As an employer in the UK, understanding the ins and outs of benefits in kind (BIK) and how to report them to HM Revenue and Customs (HMRC) is essential. Employers use P11D forms to report non-cash benefits given to employees, with company cars and staff loans being two common benefits they should be mindful of. In this blog, we’ll delve into the details of reporting company car and staff loan benefits, including how to calculate their taxable value and the implications for both employers and employees.
A company car is a vehicle provided by an employer for the personal use of an employee. Reporting a company car as a benefit in kind on a P11D form is required. The taxable value of the car depends on various factors, such as the list price, CO2 emissions, and fuel type.
Calculating the Taxable Value
To calculate the taxable value of a company car, you’ll need to consider the following factors:
- List Price: This is the manufacturer’s recommended retail price plus any additional accessories, delivery charges, and VAT.
- CO2 Emissions: The level of CO2 emissions impacts the car’s Benefit-in-Kind (BIK) percentage rate, which is applied to the list price to calculate the taxable value. The UK government provides a table that outlines the applicable BIK percentage rates based on CO2 emissions and fuel type.
- Fuel Type: Different fuel types can result in different BIK percentage rates. For example, electric vehicles typically have lower BIK rates compared to petrol or diesel cars.
To calculate the taxable value of a company car, multiply the list price by the BIK percentage rate. Adding this value to the employee’s taxable income leads to the imposition of income tax on this additional amount at their applicable tax rate (basic, higher, or additional rate).
Considering an employer provides free fuel for private use, it constitutes an additional benefit in kind. The calculation of the fuel benefit involves multiplying the fuel benefit charge multiplier (updated annually) by the car’s BIK percentage rate. Add the resulting value to the employee’s taxable income.
Employers may offer staff loans as a benefit to employees, such as low-interest or interest-free loans. However, if the loan amount exceeds £10,000 at any point during the tax year, it is considered a benefit in kind and must be reported on the P11D form.

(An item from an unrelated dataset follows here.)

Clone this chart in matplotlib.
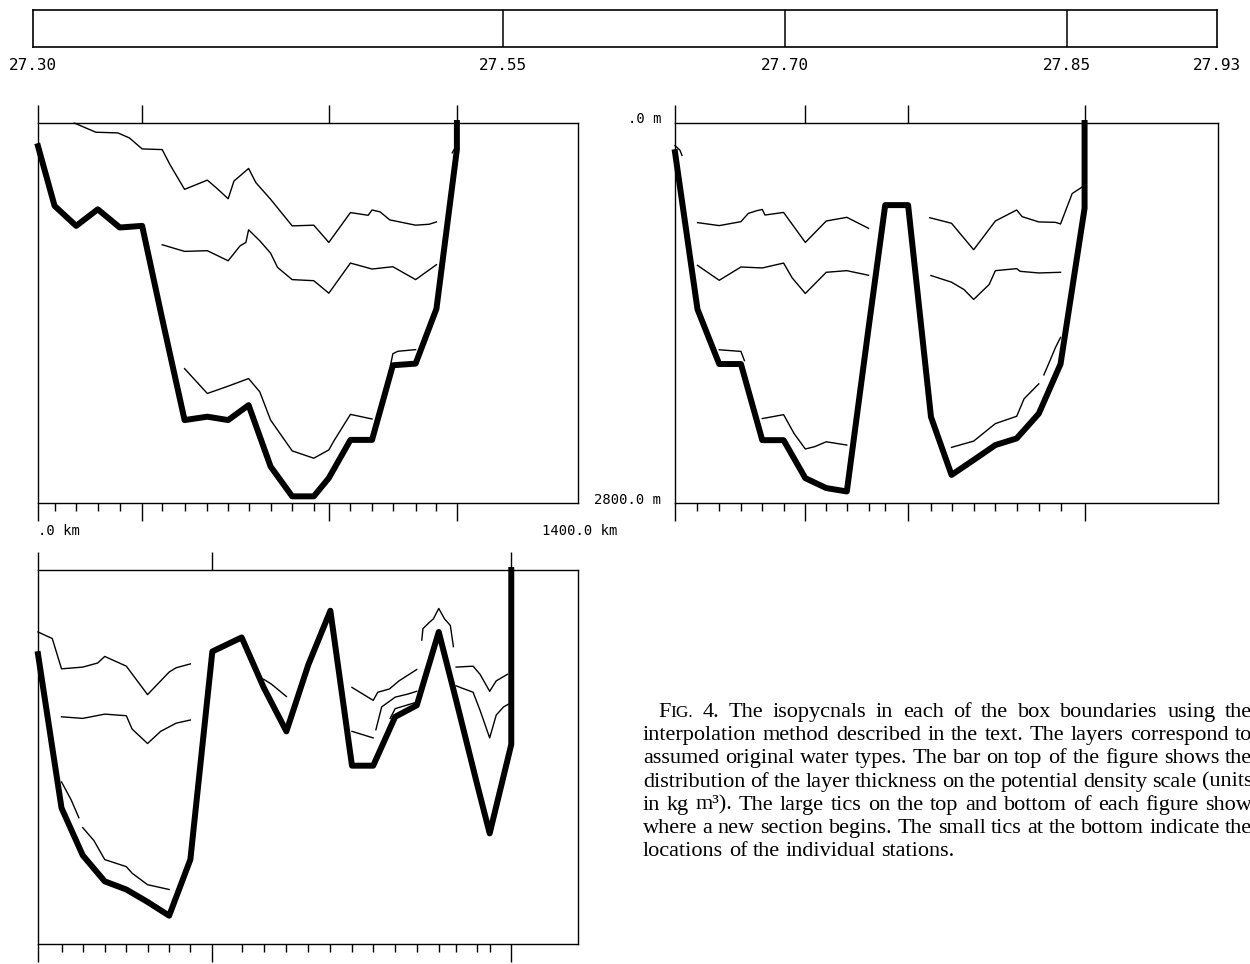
import matplotlib
matplotlib.use("Agg")
import matplotlib.pyplot as plt

W, H = 1250, 964

# density bar on top (kg m-3)
bar_edges = [27.30, 27.55, 27.70, 27.85, 27.93]
bar_labels = ["27.30", "27.55", "27.70", "27.85", "27.93"]

# ---- top-left section ----
tl_st = [0, 43, 99, 155, 212, 270, 322, 380, 439, 493, 546, 603, 659, 715,
         754, 810, 866, 920, 979, 1033, 1086]
tl_bottom = [171, 611, 758, 636, 770, 758, 1443, 2189, 2164, 2189, 2079,
             2531, 2751, 2751, 2616, 2335, 2335, 1785, 1773, 1369, 196]
tl_big = [0, 270, 754, 1086]
tl_iso1 = [(94, 0), (150, 68), (207, 73), (237, 110), (270, 191), (322, 196),
           (342, 306), (380, 489), (439, 421), (462, 477), (493, 558),
           (508, 428), (546, 335), (565, 440), (603, 562), (659, 758),
           (715, 753), (754, 880), (810, 660), (856, 680), (866, 641),
           (887, 655), (912, 714), (979, 753), (1014, 746), (1033, 729)]
tl_iso2 = [(322, 897), (380, 946), (439, 941), (493, 1015), (524, 905),
           (539, 880), (546, 787), (575, 868), (603, 959), (621, 1064),
           (659, 1154), (715, 1162), (754, 1254), (810, 1032), (866, 1076),
           (920, 1059), (979, 1154), (1033, 1044)]
tl_iso3 = [(380, 1810), (439, 1993), (493, 1939), (546, 1883), (575, 1981),
           (603, 2189), (659, 2416), (715, 2470), (754, 2409), (767, 2343),
           (810, 2147), (866, 2181)]
tl_iso4 = [(914, 1785), (920, 1700), (933, 1682), (979, 1670)]
tl_iso5 = [(1074, 220), (1081, 183), (1088, 171)]

# ---- top-right section ----
tr_st = [0, 58, 114, 170, 225, 280, 336, 390, 443, 499, 542, 601, 660, 713,
         770, 826, 881, 938, 994, 1056]
tr_bottom = [215, 1373, 1776, 1776, 2337, 2337, 2617, 2690, 2715, 1512, 605,
             605, 2166, 2593, 2483, 2373, 2324, 2141, 1776, 629]
tr_big = [0, 336, 601, 1056]
tr_iso1a = [(58, 734), (114, 756), (170, 727), (189, 666), (211, 646),
            (225, 637), (232, 678), (280, 659), (336, 880), (390, 722),
            (443, 695), (499, 776)]
tr_iso1b = [(657, 698), (713, 739), (770, 934), (826, 722), (881, 641),
            (895, 690), (938, 729), (981, 732), (994, 744), (1024, 520),
            (1050, 471)]
tr_iso2a = [(58, 1049), (114, 1159), (170, 1061), (225, 1068), (280, 1032),
            (302, 1141), (336, 1256), (390, 1100), (443, 1088), (499, 1122)]
tr_iso2b = [(660, 1124), (713, 1173), (745, 1227), (770, 1300), (810, 1190),
            (826, 1088), (881, 1073), (890, 1093), (938, 1105), (994, 1100)]
tr_iso3a = [(114, 1671), (170, 1683), (179, 1751)]
tr_iso3b = [(225, 2178), (280, 2149), (307, 2288), (336, 2402), (360, 2385),
            (390, 2349), (443, 2373)]
tr_iso3c = [(713, 2390), (770, 2344), (826, 2215), (881, 2161), (900, 2032),
            (938, 1922)]
tr_iso3d = [(951, 1856), (965, 1763), (981, 1654), (994, 1580)]
tr_iso4 = [(0, 166), (13, 202), (18, 239)]

# ---- bottom-left section ----
bl_st = [0, 61, 116, 173, 229, 284, 340, 395, 452, 528, 585, 644, 701, 758,
         814, 869, 926, 982, 1039, 1084, 1138, 1171, 1227]
bl_bottom = [630, 1782, 2136, 2331, 2392, 2485, 2588, 2168, 610, 505, 879,
             1208, 708, 305, 1465, 1465, 1099, 1013, 464, 974, 1599, 1972, 1306]
bl_big = [0, 452, 1227]
bl_iso1 = [(0, 464), (27, 500), (37, 513), (61, 740), (116, 727), (155, 696),
           (173, 647), (229, 720), (284, 933), (340, 764), (358, 732),
           (395, 703)]
bl_iso2 = [(61, 1099), (116, 1111), (173, 1079), (229, 1091), (244, 1191),
           (284, 1299), (318, 1208), (358, 1147), (395, 1123)]
bl_iso3a = [(61, 1587), (86, 1721), (106, 1855)]
bl_iso3b = [(116, 1929), (145, 2026), (173, 2168), (229, 2221), (244, 2270),
            (284, 2356), (340, 2392)]
bl_iso4 = [(585, 818), (605, 854), (644, 947)]
bl_iso5 = [(814, 879), (869, 976), (881, 915), (911, 891), (936, 830),
           (982, 745)]
bl_iso6 = [(814, 1208), (869, 1257)]
bl_iso7 = [(876, 1196), (891, 1025), (926, 952), (960, 928), (982, 908)]
bl_iso8 = [(913, 1111), (926, 1038), (982, 989)]
bl_iso9 = [(995, 525), (998, 439), (1015, 391), (1025, 366), (1039, 288),
           (1054, 366), (1069, 415), (1077, 574)]
bl_iso10 = [(1084, 727), (1128, 720), (1146, 781), (1171, 908), (1188, 830),
            (1217, 781)]
bl_iso11 = [(1084, 867), (1099, 884), (1128, 915), (1146, 1050), (1171, 1257),
            (1188, 1086), (1207, 1025), (1222, 1001)]

caption = [
    "FIG. 4. The isopycnals in each of the box boundaries using the",
    "interpolation method described in the text. The layers correspond to",
    "assumed original water types. The bar on top of the figure shows the",
    "distribution of the layer thickness on the potential density scale (units",
    "in kg m\u00b3). The large tics on the top and bottom of each figure show",
    "where a new section begins. The small tics at the bottom indicate the",
    "locations of the individual stations.",
]

mono = "DejaVu Sans Mono"
serif = "Liberation Serif"


def fx(px):
    return px / W


def fy(py):
    return 1 - py / H


def add_ax(x0, y0, x1, y1):
    return fig.add_axes([fx(x0), fy(y1), (x1 - x0) / W, (y1 - y0) / H])


def draw_panel(ax, st, bottom, big, lines):
    ax.plot(st + [st[-1]], bottom + [0], color="k", lw=4.3, clip_on=False)
    for ln in lines:
        xs, zs = zip(*ln)
        ax.plot(xs, zs, color="k", lw=1.0, clip_on=False)
    ax.set_xlim(0, 1400)
    ax.set_ylim(2800, 0)
    ax.set_yticks([])
    ax.set_xticks(big)
    ax.set_xticks(st, minor=True)
    ax.tick_params(which="major", direction="out", length=13, width=1.0,
                   top=True, bottom=True, labelbottom=False)
    ax.tick_params(which="minor", direction="out", length=6, width=1.0,
                   top=False, bottom=True)
    for s in ax.spines.values():
        s.set_linewidth(1.0)


fig = plt.figure(figsize=(W / 100, H / 100), dpi=100)

# density bar
axb = add_ax(33, 10, 1217, 47)
axb.set_xlim(bar_edges[0], bar_edges[-1])
axb.set_ylim(0, 1)
axb.set_xticks([])
axb.set_yticks([])
for s in axb.spines.values():
    s.set_linewidth(1.2)
for e in bar_edges[1:-1]:
    axb.axvline(e, color="k", lw=1.1)
for e, lab in zip(bar_edges, bar_labels):
    axb.text(e, -0.5, lab, ha="center", va="center", family=mono,
             fontsize=11.5, clip_on=False)

ax1 = add_ax(38, 123, 578, 503)
draw_panel(ax1, tl_st, tl_bottom, tl_big,
           [tl_iso1, tl_iso2, tl_iso3, tl_iso4, tl_iso5])

ax2 = add_ax(675, 123, 1218, 503)
draw_panel(ax2, tr_st, tr_bottom, tr_big,
           [tr_iso1a, tr_iso1b, tr_iso2a, tr_iso2b, tr_iso3a, tr_iso3b,
            tr_iso3c, tr_iso3d, tr_iso4])

ax3 = add_ax(38, 570, 578, 944)
draw_panel(ax3, bl_st, bl_bottom, bl_big,
           [bl_iso1, bl_iso2, bl_iso3a, bl_iso3b, bl_iso4, bl_iso5, bl_iso6,
            bl_iso7, bl_iso8, bl_iso9, bl_iso10, bl_iso11])

# axis end labels
fig.text(fx(38), fy(531), ".0 km", ha="left", va="center", family=mono, fontsize=10)
fig.text(fx(580), fy(531), "1400.0 km", ha="center", va="center", family=mono, fontsize=10)
fig.text(fx(661), fy(119), ".0 m", ha="right", va="center", family=mono, fontsize=10)
fig.text(fx(661), fy(500), "2800.0 m", ha="right", va="center", family=mono, fontsize=10)

# caption, justified
renderer = fig.canvas.get_renderer()
cap_size = 16
sc_size = 12.5


def text_w(s, size):
    t = fig.text(0, 0, s, fontsize=size, family=serif)
    w = t.get_window_extent(renderer).width
    t.remove()
    return w


def word_w(wd):
    if wd == "FIG.":
        return text_w("F", cap_size) + text_w("IG.", sc_size)
    return text_w(wd, cap_size)


def put_word(x, base, wd):
    if wd == "FIG.":
        fig.text(fx(x), fy(base), "F", fontsize=cap_size, family=serif,
                 va="baseline")
        x2 = x + text_w("F", cap_size)
        fig.text(fx(x2), fy(base), "IG.", fontsize=sc_size, family=serif,
                 va="baseline")
    else:
        fig.text(fx(x), fy(base), wd, fontsize=cap_size, family=serif,
                 va="baseline")


space = text_w("a b", cap_size) - text_w("ab", cap_size)
right_edge = 1252
for i, line in enumerate(caption):
    words = line.split(" ")
    widths = [word_w(wd) for wd in words]
    x = 658 if i == 0 else 643
    base = 717 + i * 23.2
    if i < len(caption) - 1:
        gap = (right_edge - x - sum(widths)) / (len(words) - 1)
    else:
        gap = space
    for wd, wdt in zip(words, widths):
        put_word(x, base, wd)
        x += wdt + gap

fig.savefig("out.png", dpi=100)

Calculating the Taxable Value
The difference between the interest rate charged by the employer and the official rate of interest set by HMRC determines the taxable value of a staff loan. To calculate the taxable value, follow these steps:
- Calculate the interest that would be payable using the official rate of interest.
- Calculate the interest that the employee actually pays (if any).
- Subtract the actual interest paid from the interest payable using the official rate.
The resulting variance represents the taxable value of the staff loan, which is then added to the employee’s taxable income. They will then pay income tax on this amount at their applicable tax rate.
Understanding the P11D benefits of company cars and staff loans is crucial for employers in the UK. By accurately calculating and reporting these benefits in kind, employers can ensure compliance with HMRC regulations and avoid potential penalties. It’s also essential for employees to be aware of the tax implications of these benefits. As they will need to pay income tax on the additional amount.
In addition to accurately reporting company car and staff loan benefits. Employers should also consider implementing clear communication strategies to ensure employees fully understand the value and tax implications of these benefits. Providing educational resources, and hosting informational sessions. Working with HR and payroll teams to address employee questions can help create a more transparent and positive work environment.
Moreover, staying up-to-date with the latest changes in tax regulations and BIK rates is vital for employers. Regularly reviewing the UK government’s guidelines and consulting with tax professionals can help ensure compliance and minimize potential tax liabilities.
In conclusion, navigating the complexities of P11D benefits, such as company cars and staff loans, is an essential aspect of managing employee benefits in the UK. By staying informed, accurately reporting these benefits, and fostering a transparent work environment, employers can provide valuable benefits to their employees while meeting their tax obligations.